As a Brit who was not around in the fifties, I have a stupid question that I'm hoping the more mature members may be able to help me with. I have noticed that it seems like there are a couple of different ways that companies use to produce a wide white on a tire. One leaves the whitewall sitting flush with the blackwall kinda built in. The other which I believe (but am waiting to be corrected on) is vulcanized rubber, and leaves a coating of whitewall which is raised away from the blackwall. Now personally, I couldn't give a rats *** about which is better cos I own both, but I am very curious as to which method was more prevalent back in the fifties. What say you all? (other than don't ask stupid ****ing questions) Thanks in advance, Paul
Don't know how much this helps you- "in the early 1950s whitewall width began to diminish as an attempt to reduce the perceived height of the wheel/tire, during the decade increasingly lower vehicle heights were in vogue.
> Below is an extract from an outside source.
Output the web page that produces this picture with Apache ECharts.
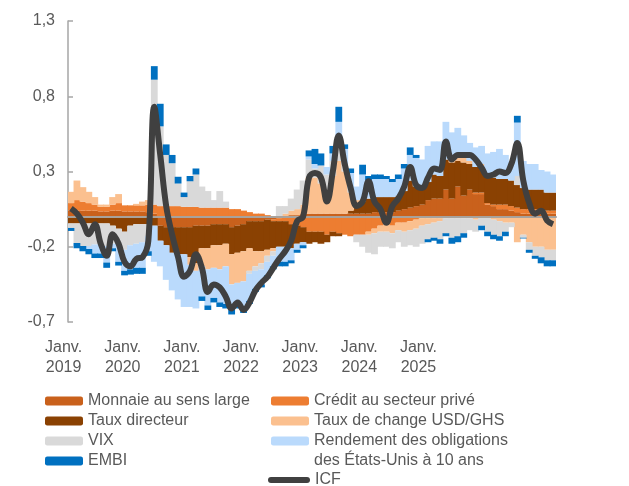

Finally in 1957 the production version of the ultra-exclusive Cadillac Eldorado Brougham was fitted with whitewalls that were reduced to a 1" wide stripe floating on the tire sidewall with a black area between this stripe and the wheel rim. Wide whitewalls generally fell out of favor in the US by the 1962 model year." The rest of the write up on whitewalls: http://en.wikipedia.org/wiki/Whitewall_tire Seems like "style" or popularity was determineds by what the market was providing/the current styles being offered up by the new car makers.
Seems to me your asking about the whitewall being higher than the blackwall. As whites were made by applying a layer of black over the white, the only thing I can think of that would give that configuration, is Portawalls. They were a add on white that was held on by the bead. Famous for coming off at 60 mph.
I think 61bone is correct with black over the white...most of today's whitewalls are made by vulcanizing a porta-wall type white to blackwalls, that's why they are raised more than the tire itself. I do recall a couple of tires manufactured that had what was called a "curb ring" around the perimeter to keep the white from being scuffed...but I believe that didn't last long. R-
ok rubber is white period the reason why is black is because of graffite in the early days the white rubber was set in to the tire not volcanize like the modern radial tires. hope i answer your question.